If $c_{00}$ be the space of sequences with a finite number of non-zero elements with $\|.\|_\infty$ norm and $\Gamma : c_{00} \to c_{00}$ a linear operator. Is there any example of unbounded linear operator?
I was thinking to give the following if $x = (x_1,x_2,...)$, then $\Gamma x_i = a_i x_i$, where $\{a_i\}_{i\ge 1}$ be I be an unbounded sequence of real numbers.
But then such a transformation is not $c_{00} \to c_{00}$, right? Since $\Gamma x \notin c_{00}$.
Also , I have a confusion in general. We have that the operator is a self map $\Gamma : c_{00} \to c_{00}$ , it means that $\Gamma x \in c_{00}$ , since $c_{00} \subset l^\infty \implies \sup\{\Gamma x_i, \forall i\}<\infty$. Then how could the operator to be unbounded?

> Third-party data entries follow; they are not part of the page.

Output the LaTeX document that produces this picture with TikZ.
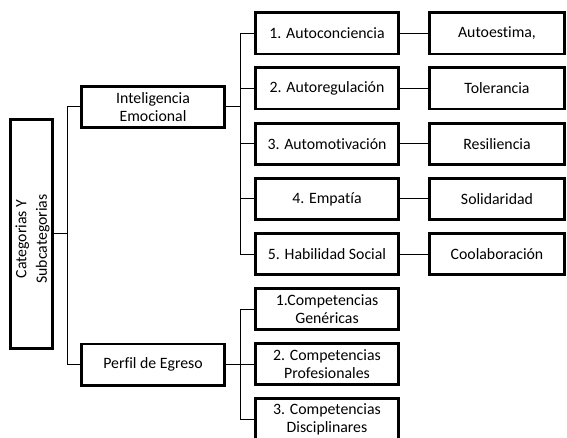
\documentclass[tikz,border=0pt]{standalone}
\usepackage{fontspec}
\setmainfont[Ligatures=NoCommon]{Carlito}
\begin{document}
\begin{tikzpicture}[x=1pt,y=-1pt,
  every node/.style={font=\fontsize{15.8}{18.3}\selectfont},
  box/.style={draw=black,line width=2.6pt,inner sep=0pt,align=center,minimum height=41.4pt},
  boxA/.style={box,minimum width=143.4pt},
  boxB/.style={box,minimum width=135pt},
  conn/.style={draw=black,line width=1pt}]
\clip (0,0) rectangle (567,438);
\node[box,minimum width=42.4pt,minimum height=229.4pt] (root) at (31.5,234) {};
\node[rotate=90,align=center,inner sep=0pt,font=\fontsize{15.8}{20.5}\selectfont] (roottext) at (32.5,239) {Categorias Y\\Subcategorias};
\node[boxA] (ie) at (153,107) {Inteligencia\\Emocional};
\node[boxA] (pe) at (153,364.5) {Perfil de Egreso};
\node[boxA] (a1) at (327,33.5) {1. Autoconciencia};
\node[boxA] (a2) at (327,88.5) {2. Autoregulación};
\node[boxA] (a3) at (327,144) {3. Automotivación};
\node[boxA] (a4) at (327,199) {4. Empatía};
\node[boxA] (a5) at (327,254) {5. Habilidad Social};
\node[boxA] (c1) at (327,309) {1.Competencias\\Genéricas};
\node[boxA] (c2) at (327,364) {2. Competencias\\Profesionales};
\node[boxA] (c3) at (327,419) {3. Competencias\\Disciplinares};
\node[boxB] (b1) at (497,33.5) {Autoestima,};
\node[boxB] (b2) at (497,88.5) {Tolerancia};
\node[boxB] (b3) at (497,144) {Resiliencia};
\node[boxB] (b4) at (497,199) {Solidaridad};
\node[boxB] (b5) at (497,254) {Coolaboración};
\draw[conn] (root.east) -- ++(13,0) |- (ie.west);
\draw[conn] (root.east) -- ++(13,0) |- (pe.west);
\foreach \n in {a1,a2,a3,a4,a5}{\draw[conn] (ie.east) -- ++(14,0) |- (\n.west);}
\foreach \n in {c1,c2,c3}{\draw[conn] (pe.east) -- ++(14,0) |- (\n.west);}
\foreach \i in {1,...,5}{\draw[conn] (a\i.east) -- (b\i.west);}
\end{tikzpicture}
\end{document}
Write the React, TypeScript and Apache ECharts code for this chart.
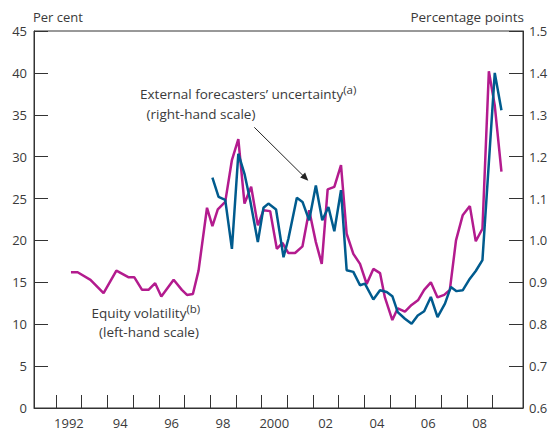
import React, { useEffect, useRef } from "react";
import * as echarts from "echarts";

// Equity volatility (left-hand scale, per cent)
const equityDates = [1992.58, 1992.84, 1993.34, 1993.85, 1994.35, 1994.83, 1995.05, 1995.35, 1995.6, 1995.86, 1996.1, 1996.58, 1996.9, 1997.1, 1997.33, 1997.55, 1997.88, 1998.09, 1998.3, 1998.59, 1998.85, 1999.1, 1999.34, 1999.6, 1999.86, 2000.08, 2000.34, 2000.6, 2000.82, 2001.05, 2001.31, 2001.6, 2001.86, 2002.12, 2002.35, 2002.58, 2002.84, 2003.1, 2003.32, 2003.58, 2003.84, 2004.1, 2004.36, 2004.62, 2004.81, 2005.1, 2005.31, 2005.59, 2005.85, 2006.11, 2006.34, 2006.6, 2006.86, 2007.12, 2007.34, 2007.58, 2007.84, 2008.12, 2008.35, 2008.61, 2008.86, 2009.09, 2009.35];
const equityVol = [16.2, 16.2, 15.3, 13.7, 16.4, 15.6, 15.6, 14.1, 14.1, 14.9, 13.3, 15.3, 14.1, 13.5, 13.6, 16.4, 23.9, 21.7, 23.7, 24.6, 29.6, 32.1, 24.4, 26.4, 21.8, 23.6, 23.5, 19.0, 19.7, 18.5, 18.5, 19.3, 23.6, 19.8, 17.2, 26.1, 26.4, 29.0, 20.8, 18.4, 17.2, 14.8, 16.6, 16.1, 13.2, 10.5, 11.9, 11.5, 12.3, 12.9, 14.1, 15.0, 13.2, 13.5, 14.1, 20.0, 23.0, 24.1, 19.9, 21.4, 40.2, 36.1, 28.2];

// External forecasters' uncertainty (right-hand scale, percentage points)
const forecastDates = [1998.09, 1998.33, 1998.59, 1998.85, 1999.1, 1999.34, 1999.56, 1999.86, 2000.08, 2000.27, 2000.57, 2000.86, 2001.05, 2001.38, 2001.6, 2001.86, 2002.12, 2002.37, 2002.61, 2002.84, 2003.1, 2003.32, 2003.58, 2003.84, 2004.03, 2004.36, 2004.62, 2004.88, 2005.1, 2005.31, 2005.59, 2005.85, 2006.09, 2006.34, 2006.6, 2006.86, 2007.15, 2007.38, 2007.6, 2007.84, 2008.09, 2008.35, 2008.61, 2009.09, 2009.35];
const forecastUnc = [1.15, 1.104, 1.097, 0.98, 1.207, 1.159, 1.096, 0.996, 1.078, 1.088, 1.074, 0.96, 1.004, 1.102, 1.092, 1.048, 1.131, 1.048, 1.08, 1.022, 1.12, 0.929, 0.925, 0.893, 0.897, 0.859, 0.881, 0.877, 0.867, 0.829, 0.813, 0.801, 0.821, 0.831, 0.865, 0.817, 0.849, 0.889, 0.879, 0.881, 0.906, 0.927, 0.953, 1.4, 1.311];

// Axis ticks and labels
const tickYears = [1992, 1993, 1994, 1995, 1996, 1997, 1998, 1999, 2000, 2001, 2002, 2003, 2004, 2005, 2006, 2007, 2008, 2009];
const labelYears = [1992, 1994, 1996, 1998, 2000, 2002, 2004, 2006, 2008];
const xLabels = ["1992", "94", "96", "98", "2000", "02", "04", "06", "08"];

const MAGENTA = "#b31b8e";
const BLUE = "#005b8e";
const TEXT = "#3a3a3a";
const AXIS = "#333333";
const FONT = "Open Sans";

export default function App() {
  const ref = useRef<HTMLDivElement>(null);

  useEffect(() => {
    document.body.style.margin = "0";
    const chart = echarts.init(ref.current!, null, { renderer: "svg" });

    const equityData = equityDates.map((d, i) => [d, equityVol[i]]);
    const forecastData = forecastDates.map((d, i) => [d, forecastUnc[i]]);

    const option: any = {
      animation: false,
      backgroundColor: "#ffffff",
      textStyle: { fontFamily: FONT },
      grid: {
        left: 34,
        right: 31,
        top: 31,
        bottom: 22,
        show: true,
        borderColor: AXIS,
        borderWidth: 1,
        backgroundColor: "transparent",
      },
      xAxis: {
        type: "value",
        min: 1991.14,
        max: 2010.19,
        splitLine: { show: false },
        axisLine: { show: true, lineStyle: { color: AXIS, width: 1 } },
        axisTick: {
          show: true,
          inside: true,
          length: 13,
          customValues: tickYears,
          lineStyle: { color: AXIS, width: 1 },
        },
        axisLabel: {
          customValues: labelYears.map((y) => y + 0.5),
          formatter: (v: number) => {
            const idx = labelYears.indexOf(Math.floor(v));
            return idx >= 0 ? xLabels[idx] : "";
          },
          color: TEXT,
          fontSize: 13,
          fontFamily: FONT,
          margin: 8,
        },
      },
      yAxis: [
        {
          type: "value",
          min: 0,
          max: 45,
          interval: 5,
          position: "left",
          splitLine: { show: false },
          axisLine: { show: true, lineStyle: { color: AXIS, width: 1 } },
          axisTick: { show: true, inside: true, length: 14, lineStyle: { color: AXIS, width: 1 } },
          axisLabel: { color: TEXT, fontSize: 13, fontFamily: FONT, margin: 7 },
        },
        {
          type: "value",
          min: 0.6,
          max: 1.5,
          interval: 0.1,
          position: "right",
          splitLine: { show: false },
          axisLine: { show: true, lineStyle: { color: AXIS, width: 1 } },
          axisTick: { show: true, inside: true, length: 14, lineStyle: { color: AXIS, width: 1 } },
          axisLabel: {
            color: TEXT,
            fontSize: 13,
            fontFamily: FONT,
            margin: 6,
            formatter: (v: number) => v.toFixed(1),
          },
        },
      ],
      series: [
        {
          name: "Equity volatility",
          type: "line",
          yAxisIndex: 0,
          data: equityData,
          showSymbol: false,
          symbol: "none",
          lineStyle: { color: MAGENTA, width: 2.5 },
          z: 2,
        },
        {
          name: "External forecasters' uncertainty",
          type: "line",
          yAxisIndex: 1,
          data: forecastData,
          showSymbol: false,
          symbol: "none",
          lineStyle: { color: BLUE, width: 2.5 },
          z: 3,
        },
      ],
      graphic: [
        {
          type: "text",
          left: 33,
          top: 10,
          style: { text: "Per cent", fill: TEXT, font: `13px "${FONT}"` },
        },
        {
          type: "text",
          right: 30,
          top: 10,
          style: { text: "Percentage points", fill: TEXT, font: `13.5px "${FONT}"` },
        },
        {
          type: "text",
          x: 140,
          y: 94,
          style: {
            text: "{m|External forecasters’ uncertainty}{s|(a)}",
            verticalAlign: "middle",
            rich: {
              m: { fontSize: 13.5, fontFamily: FONT, fill: TEXT, lineHeight: 22 },
              s: { fontSize: 11.5, fontFamily: FONT, fill: TEXT, lineHeight: 10, verticalAlign: "top" },
            },
          },
        },
        {
          type: "text",
          x: 146.5,
          y: 113.5,
          style: { text: "(right-hand scale)", fill: TEXT, font: `13.5px "${FONT}"`, verticalAlign: "middle" },
        },
        {
          type: "text",
          x: 91.5,
          y: 313,
          style: {
            text: "{m|Equity volatility}{s|(b)}",
            verticalAlign: "middle",
            rich: {
              m: { fontSize: 13.5, fontFamily: FONT, fill: TEXT, lineHeight: 22 },
              s: { fontSize: 11.5, fontFamily: FONT, fill: TEXT, lineHeight: 10, verticalAlign: "top" },
            },
          },
        },
        {
          type: "text",
          x: 99,
          y: 332,
          style: { text: "(left-hand scale)", fill: TEXT, font: `13.5px "${FONT}"`, verticalAlign: "middle" },
        },
        {
          type: "line",
          shape: { x1: 254.3, y1: 127.3, x2: 304, y2: 176.5 },
          style: { stroke: "#222", lineWidth: 1 },
          z: 10,
        },
        {
          type: "polygon",
          shape: { points: [[308.3, 180.7], [300.1, 177.6], [305.1, 172.6]] },
          style: { fill: "#222" },
          z: 10,
        },
      ],
    };

    chart.setOption(option);
    return () => chart.dispose();
  }, []);

  return <div ref={ref} style={{ width: 554, height: 430 }} />;
}
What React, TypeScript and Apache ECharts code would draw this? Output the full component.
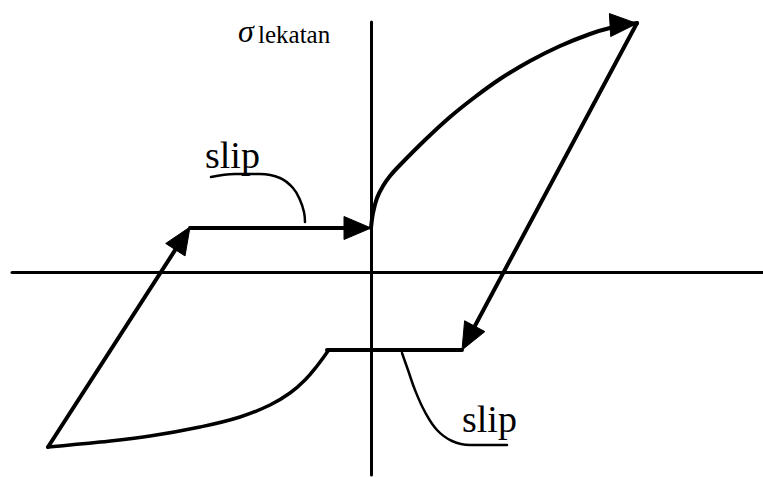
import React, { useEffect, useRef } from "react";
import * as echarts from "echarts";

// Diagram units: slip (x) and bond stress (y), origin at the axis crossing.
const X_RANGE = [-35.9, 39.2];
const Y_RANGE = [-20.3, 25.0];

// Loading branch: rising curve from the origin slip level to the peak
const upperCurve: [number, number][] = [
  [0, 4.4], [0.2, 5.9], [0.6, 7.4], [1.2, 8.6], [1.9, 9.6], [2.9, 10.7],
  [5.4, 13.2], [7.9, 15.5], [10.4, 17.5], [12.9, 19.3], [15.9, 21.1],
  [18.9, 22.6], [21.9, 23.8], [23.9, 24.4], [26.6, 24.9],
];
// Reverse loading branch in the negative quadrant
const lowerCurve: [number, number][] = [
  [-32.3, -17.5], [-27.1, -17.0], [-22.1, -16.4], [-17.1, -15.5], [-13.1, -14.5],
  [-10.1, -13.3], [-8.1, -12.1], [-6.6, -10.8], [-5.4, -9.4], [-4.3, -7.9],
];
// Lower slip plateau
const lowerSlip: [number, number][] = [[-4.4, -7.8], [9.1, -7.8]];
// Leader lines for the "slip" labels
const upperLeader: [number, number][] = [
  [-16.0, 9.5], [-13.6, 9.8], [-11.1, 9.8], [-9.1, 9.4], [-7.8, 8.4],
  [-7.1, 7.2], [-6.7, 6.0], [-6.6, 5.0],
];
const lowerLeader: [number, number][] = [
  [3.1, -8.1], [3.7, -9.8], [4.4, -11.8], [5.4, -14.0], [6.6, -15.8],
  [8.1, -16.9], [9.9, -17.3], [13.6, -17.3],
];
// Arrows: [fromX, fromY, toX, toY, drawShaft]
const arrows: number[][] = [
  [-32.3, -17.5, -18.1, 4.5, 1], // reloading diagonal
  [-18.1, 4.4, 0, 4.4, 1],       // upper slip plateau
  [26.6, 24.9, 9.1, -7.8, 1],    // unloading diagonal
  [24.0, 24.7, 26.6, 24.85, 0],  // head at end of loading curve
];

const axisLabel = { sigma: "σ", sub: "lekatan" };
const slipLabel = "slip";

const FONT = "'Liberation Serif', 'Times New Roman', serif";

export default function App() {
  const ref = useRef<HTMLDivElement>(null);
  useEffect(() => {
    if (!ref.current) return;
    const chart = echarts.init(ref.current, null, { renderer: "svg" });
    const lineSeries = (data: [number, number][], width: number, smooth: number | boolean) => ({
      type: "line",
      data,
      smooth,
      symbol: "none",
      showSymbol: false,
      lineStyle: { color: "#000", width, cap: "round" },
      silent: true,
      z: 3,
    });
    chart.setOption({
      animation: false,
      backgroundColor: "#fff",
      grid: { left: 12, top: 22, width: 751, height: 453, containLabel: false },
      xAxis: {
        type: "value",
        min: X_RANGE[0],
        max: X_RANGE[1],
        axisLine: { show: true, onZero: true, lineStyle: { color: "#000", width: 3 } },
        axisTick: { show: false },
        axisLabel: { show: false },
        splitLine: { show: false },
      },
      yAxis: {
        type: "value",
        min: Y_RANGE[0],
        max: Y_RANGE[1],
        axisLine: { show: true, onZero: true, lineStyle: { color: "#000", width: 3 } },
        axisTick: { show: false },
        axisLabel: { show: false },
        splitLine: { show: false },
      },
      series: [
        lineSeries(upperCurve, 4, 0.35),
        lineSeries(lowerCurve, 3.5, 0.4),
        lineSeries(lowerSlip, 4, false),
        lineSeries(upperLeader, 2.5, 0.4),
        lineSeries(lowerLeader, 2.5, 0.4),
        {
          type: "custom",
          data: arrows,
          encode: { x: [0, 2], y: [1, 3] },
          clip: false,
          z: 4,
          renderItem: (params: any, api: any) => {
            const p1 = api.coord([api.value(0), api.value(1)]);
            const p2 = api.coord([api.value(2), api.value(3)]);
            const shaft = api.value(4);
            const dx = p2[0] - p1[0];
            const dy = p2[1] - p1[1];
            const len = Math.hypot(dx, dy) || 1;
            const ux = dx / len;
            const uy = dy / len;
            const L = 27;
            const W = 11.5;
            const bx = p2[0] - ux * L;
            const by = p2[1] - uy * L;
            const children: any[] = [];
            if (shaft) {
              children.push({
                type: "line",
                shape: { x1: p1[0], y1: p1[1], x2: bx + ux * 4, y2: by + uy * 4 },
                style: { stroke: "#000", lineWidth: 4, lineCap: "round" },
              });
            }
            children.push({
              type: "polygon",
              shape: {
                points: [
                  [p2[0], p2[1]],
                  [bx - uy * W, by + ux * W],
                  [bx + uy * W, by - ux * W],
                ],
              },
              style: { fill: "#000", stroke: "#000", lineWidth: 1 },
            });
            return { type: "group", children };
          },
        },
      ],
      graphic: [
        {
          type: "text",
          x: 238,
          y: 31,
          style: {
            text: axisLabel.sigma,
            font: `italic 32px ${FONT}`,
            fill: "#000",
            verticalAlign: "middle",
            align: "left",
          },
        },
        {
          type: "text",
          x: 258,
          y: 34,
          style: {
            text: axisLabel.sub,
            font: `25px ${FONT}`,
            fill: "#000",
            verticalAlign: "middle",
            align: "left",
          },
        },
        {
          type: "text",
          x: 205,
          y: 155,
          style: {
            text: slipLabel,
            font: `38px ${FONT}`,
            fill: "#000",
            verticalAlign: "middle",
            align: "left",
          },
        },
        {
          type: "text",
          x: 462,
          y: 419,
          style: {
            text: slipLabel,
            font: `38px ${FONT}`,
            fill: "#000",
            verticalAlign: "middle",
            align: "left",
          },
        },
      ],
    });
    return () => chart.dispose();
  }, []);
  return (
    <div
      ref={ref}
      style={{ position: "fixed", left: 0, top: 0, width: 763, height: 477, background: "#fff" }}
    />
  );
}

Define $T:C_{00}\rightarrow C_{00}$ by $(Tx)(n)=nx_{n}$. Clearly $T$ is a well-defined map, and is linear. For each $n\in\mathbb{N}$, let $\delta^{(n)}\in C_{00}$ be defined as $\delta_{k}^{(n)}=\begin{cases} 1, & \mbox{if }k=n\\ 0, & \mbox{if }k\neq n \end{cases}.$ Note that $||\delta^{(n)}||=1$ but $||T\delta^{(n)}||=n$. Hence, $T$ is unbounded.